Cuisinier Bistro

If you're looking for a quiet escape from the holiday brouhaha, a meal at Cuisinier may be your best bet.

Quezon City’s dining scene is ever bustling. Tomas Morato, its main culinary artery, is a long stretch of restaurants and bars– handy for when the nearby networks decide to hold movie press conferences or for when the yuppies are in search of the most affordable beer bucket promos. Its little capillaries, the Scout streets that surround Morato, are best known for house-turned-resto hole-in-the-walls.

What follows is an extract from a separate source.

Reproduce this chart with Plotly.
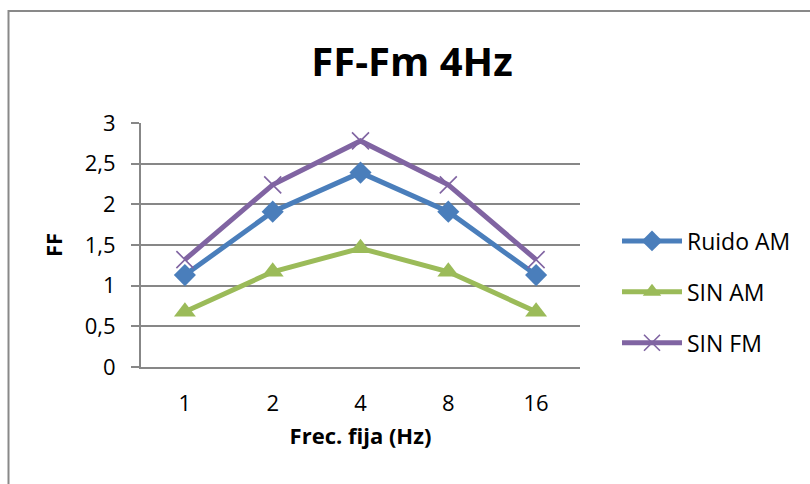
import plotly.graph_objects as go

categories = ["1", "2", "4", "8", "16"]
ruido_am = [1.13, 1.91, 2.39, 1.91, 1.13]
sin_am = [0.68, 1.17, 1.46, 1.17, 0.68]
sin_fm = [1.32, 2.24, 2.78, 2.24, 1.32]
y_ticks = [0, 0.5, 1, 1.5, 2, 2.5, 3]

FONT = "Open Sans"
GRID = "#878787"

fig = go.Figure()
series = [
    ("Ruido AM", ruido_am, "#4A7EBB", dict(symbol="diamond", size=17)),
    ("SIN AM", sin_am, "#9BBB59", dict(symbol="triangle-up", size=19)),
    ("SIN FM", sin_fm, "#8064A2", dict(symbol="x-thin-open", size=17, line=dict(width=1.6))),
]
for i, (name, vals, col, mk) in enumerate(series):
    marker = dict(color=col, **mk)
    if "line" in marker:
        marker["line"]["color"] = col
    fig.add_trace(go.Scatter(
        x=categories, y=vals, name=name, mode="lines+markers",
        line=dict(color=col, width=5), marker=marker,
        legendgroup=f"g{i}",
    ))

L, R, T, B = 141, 230, 123, 117
W, H = 810, 484
pw, ph = W - L - R, H - T - B


def px_to_paper_x(px):
    return (px - L) / pw


def px_to_paper_y(py):
    return (H - B - py) / ph


fig.add_shape(type="rect", xref="paper", yref="paper",
              x0=px_to_paper_x(8.5), x1=px_to_paper_x(815),
              y0=px_to_paper_y(495), y1=px_to_paper_y(11),
              line=dict(color="#898989", width=2), layer="below")

fig.update_layout(
    width=W, height=H,
    margin=dict(l=L, r=R, t=T, b=B),
    paper_bgcolor="white", plot_bgcolor="white",
    separators=", ",
    font=dict(family=FONT, size=22, color="black"),
    title=dict(text="<b>FF-Fm 4Hz</b>", x=px_to_paper_x(412), xref="paper", xanchor="center",
               y=1 - 62 / H, yanchor="middle", font=dict(size=40, family=FONT)),
    showlegend=True,
    legend=dict(x=px_to_paper_x(617), y=px_to_paper_y(292), xanchor="left", yanchor="middle",
                font=dict(size=23, family=FONT), tracegroupgap=18, itemwidth=60,
                bgcolor="rgba(0,0,0,0)"),
    xaxis=dict(type="category", range=[-0.5, 4.5], showgrid=False, showline=True,
               linecolor=GRID, linewidth=2, ticks="", ticklabelstandoff=16,
               tickfont=dict(size=22),
               title=dict(text="<b>Frec. fija (Hz)</b>", font=dict(size=22), standoff=12)),
    yaxis=dict(range=[0, 3], tickvals=y_ticks, showgrid=True, gridcolor=GRID, gridwidth=1.5,
               showline=True, linecolor=GRID, linewidth=2, ticks="outside", ticklen=8,
               tickcolor=GRID, tickwidth=2, ticklabelstandoff=11, zeroline=False,
               tickfont=dict(size=22),
               title=dict(text="<b>FF</b>", font=dict(size=22), standoff=16)),
)

fig.write_html("out.html")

Further to the east is the UP Village-Katipunan neighborhood, which is home to offbeat casual concepts that cater to the experimental student market. And of course, the flurry of time-tested restaurants in the Banawe area cannot be missed when talking about QC dining destinations.

But despite the long list of restaurants that call Quezon City home, the district isn’t top of mind when seeking a quiet and fine dinner. Cuisinier Bistro, a new player in the community, is determined to change that perception. With its classic European offerings and a refined vibe you don’t usually get from a QC restaurant, the charming bistro invites everyone to see what modern restaurant experience is like.

Cuisinier Bistro easily stands out among its Timog Avenue neighbors with its clean and newish look. When you’re surrounded by gas stations, banks, and tire shops, this isn’t too much of a feat.

With floor to ceiling glass panels as its windows, the well-lit space of Cuisinier comes across as simple yet graceful. Past the charm of requisite holiday decorations (tasteful, in this case), its interiors reveal an elegant room of neutral shades, classy wall detailing, and sink-in-and-stay-a-while leather bench seating.

There’s also soft Christmas music accompanying the gentle dancing of the tree’s lights at Cuisinier this time of the year. If you’re looking for a quiet escape from the holiday brouhaha happening everywhere, a meal at Cuisinier may be your best bet.


Soupe a l’Oignon

Meals usually begin here with a bowl of steamy soup. The Soupe a l’Oignon (P190), that features gut-warming beefy onion broth blanketed by kitchen-baked toast with chewy Emmental cheese, is a terrific choice. But you are also strongly encouraged to order their no-shortcuts-done Bouillabaisse, a steal at P320. The warm bowlful will give you fennel-riddled bisque and a fragile installation of perfectly-cooked seafood: crab, fish, shrimps, and mussels.


Scallops in Mornay Sauce

For appetizers, Scallops in Mornay Sauce (P180) is recommended. Cuisinier’s scallops are plump, fresh, and almost never without those beautiful orange halos a.k.a fat. A squeeze of mashed potatoes, a dollop of melted Gruyere cheese, and a pinch of salt complete the entire picture. If you’re ordering this, consume right away since it has this tendency to become gummy when cooled.

Soupe a l’Oignon

Comforting mains that highlight slow-cooked meats are Cuisinier’s strongest suit. And if you’re getting just one, better make it the Moroccan Lamb Stew (P550).

Moroccan Lamb Stew

Very tender and spicy (a medley of turmeric and cumin), this dish is probably the best of its kind you can get in the city.

Panna Cotta

There are plenty of options for dessert but the Panna Cotta (P260) outshines them all. Its texture is very creamy and silky– it barely passes as solid. The almond flakes provide the soft texture a needed crunchy break. There are also strawberry slices provided to cut through the sweetness.

Festive Noche Buena Offerings

The cost of a proper dinner at Cuisinier— big portions, quality food (by a Le Cordon Bleu-trained chef instructor, at that!), friendly service, and unfussy ambiance—is a tad higher than QC bar and grill standards but the overall experience justifies it. If you have no problem dropping a bill or more, head to Cuisinier for a Quezon City dining experience like no other.